3D Printing and Logistics
Six theories about how 3D printing will change logistics
Executive Summary
3D printing has been used by the automotive and aerospace industries to build prototypes for some time now. Components manufactured with 3D printing offer the same safety and stability as the traditionally manufactured components they replace but at a fraction of the weight. Integrating such components into finished aircraft helps save fuel and reduce CO2 emissions. In medical technology, additive manufacturing – the industry term for 3D printing – has already achieved standards on par with traditional manufacturing methods. Dental crowns, hip joint prosthetics, hearing aid shells: 3D printing is used wherever “replacement parts” for the body are needed. The medical industry will see even more revolutionary developments in the years to come. Researchers are experimenting with the printing of human cells.

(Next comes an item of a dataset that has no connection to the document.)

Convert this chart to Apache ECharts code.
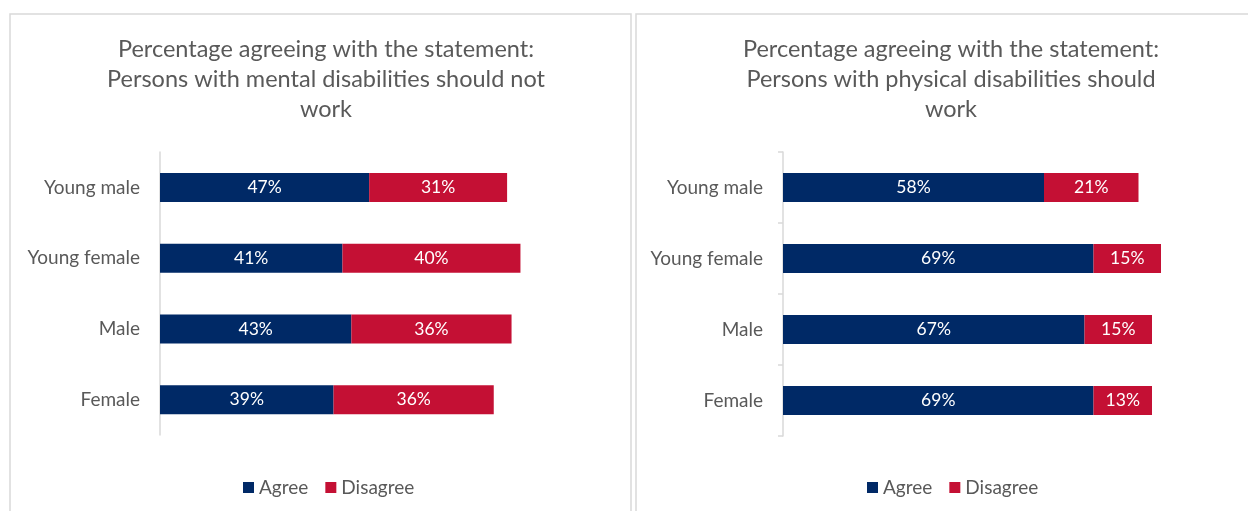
<!DOCTYPE html>
<html>
<head>
<meta charset="utf-8">
<script src="https://cdn.jsdelivr.net/npm/echarts@6/dist/echarts.min.js"></script>
<style>
  html, body { margin: 0; padding: 0; background: #fff; }
  #chart { width: 1248px; height: 511px; }
</style>
</head>
<body>
<div id="chart"></div>
<script>
const categories = ['Young male', 'Young female', 'Male', 'Female'];
const seriesNames = ['Agree', 'Disagree'];
const mentalAgree = [47, 41, 43, 39];
const mentalDisagree = [31, 40, 36, 36];
const physicalAgree = [58, 69, 67, 69];
const physicalDisagree = [21, 15, 15, 13];
const titles = [
  'Percentage agreeing with the statement:\nPersons with mental disabilities should not\nwork',
  'Percentage agreeing with the statement:\nPersons with physical disabilities should\nwork'
];

const FONT = 'Lato';
const GREY = '#595959';
const NAVY = '#002966';
const RED = '#C41034';
const LINE = '#d9d9d9';

const chart = echarts.init(document.getElementById('chart'), null, { renderer: 'canvas' });

function barSeries(name, data, idx, color) {
  return {
    name: name,
    type: 'bar',
    stack: 'total' + idx,
    xAxisIndex: idx,
    yAxisIndex: idx,
    barWidth: 29,
    data: data,
    itemStyle: { color: color },
    label: {
      show: true,
      position: 'inside',
      formatter: '{c}%',
      color: '#ffffff',
      fontFamily: FONT,
      fontSize: 17.5
    },
    emphasis: { disabled: true }
  };
}

function catAxis(idx, showTicks) {
  return {
    type: 'category',
    gridIndex: idx,
    data: categories,
    inverse: true,
    axisLine: { show: true, lineStyle: { color: LINE, width: 1.5 } },
    axisTick: { show: showTicks, length: 5, lineStyle: { color: LINE, width: 1.5 } },
    axisLabel: { color: GREY, fontFamily: FONT, fontSize: 19, margin: 20 }
  };
}

function valAxis(idx) {
  return { type: 'value', gridIndex: idx, min: 0, max: 100, show: false };
}

const titleStyle = { color: GREY, fontFamily: FONT, fontSize: 23.5, fontWeight: 'normal', lineHeight: 30 };
const legendStyle = { color: GREY, fontFamily: FONT, fontSize: 19 };

chart.setOption({
  animation: false,
  textStyle: { fontFamily: FONT },
  graphic: [
    { type: 'rect', shape: { x: 10, y: 14, width: 621, height: 520 },
      style: { fill: 'none', stroke: LINE, lineWidth: 1.5 } },
    { type: 'rect', shape: { x: 636, y: 14, width: 630, height: 520 },
      style: { fill: 'none', stroke: LINE, lineWidth: 1.5 } }
  ],
  title: [
    { text: titles[0], left: 321, top: 29, textAlign: 'center', textStyle: titleStyle },
    { text: titles[1], left: 946, top: 29, textAlign: 'center', textStyle: titleStyle }
  ],
  legend: [
    { data: seriesNames, left: 238, top: 473, icon: 'rect', itemWidth: 11, itemHeight: 11, itemGap: 17,
      textStyle: legendStyle },
    { data: seriesNames, left: 862, top: 473, icon: 'rect', itemWidth: 11, itemHeight: 11, itemGap: 17,
      textStyle: legendStyle }
  ],
  grid: [
    { left: 160, top: 152, width: 445, height: 283 },
    { left: 783, top: 152, width: 450, height: 284 }
  ],
  xAxis: [valAxis(0), valAxis(1)],
  yAxis: [catAxis(0, false), catAxis(1, true)],
  series: [
    barSeries(seriesNames[0], mentalAgree, 0, NAVY),
    barSeries(seriesNames[1], mentalDisagree, 0, RED),
    barSeries(seriesNames[0], physicalAgree, 1, NAVY),
    barSeries(seriesNames[1], physicalDisagree, 1, RED)
  ]
});
</script>
</body>
</html>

Artificial skin for burn victims, artificial ears, and artificial kidneys are no longer a utopian vision. A Swiss-made 3D printer is designed to manufacture lung tissue, and soon it will also print jawbone implants.
Fashion designers, architects, artists, and food technicians are experimenting with the possibilities offered by 3D printing. Shoes, clothing, buildings, miniatures, even pizza – all these things have already been printed. The potential for replication seems almost boundless.
Hardly a month goes by in which we don’t hear reports of something new that has been manufactured by 3D printing. Nike has marketed the first athletic shoe with 3D-printed components, a designer is launching her first collection of printed nylon hats, you can download templates for a pair of women’s shoes that can be printed out overnight, and there is a long-running competition among architects to produce the first habitable printed structure, with ongoing research into the technologies and materials best suited to the task. But the market has also developed in less spectacular ways. Prices for 3D desktop printers have already fallen below the EUR 1,000 mark, making them accessible to private consumers as well. Not all of us have the ambition to design our own goods, but the scene for so-called “fabbers” – people who print cell phone cases, mugs, jewelry, or game pieces for their own personal use – is growing. In the commercial sector, 3D printing offers the opportunity to move production close to the consumer. Experts nevertheless remain skeptical that the technology will have much of an impact on global transport volumes in the near future. The trend toward custom production is more likely to boost so-called “last-mile” shipping. Many experts assume that in 20 or 50 years, we will have mobile production platforms that print out components right where they are needed. This could mean that we only need to move raw materials and 3D print cartridges around the world. Time will tell whether such an extreme scenario becomes reality.
One thing is for certain: The market share of additive manufacturing will continue to grow. This white paper puts forward six theories about how technology will affect society as a whole and logistics in particular.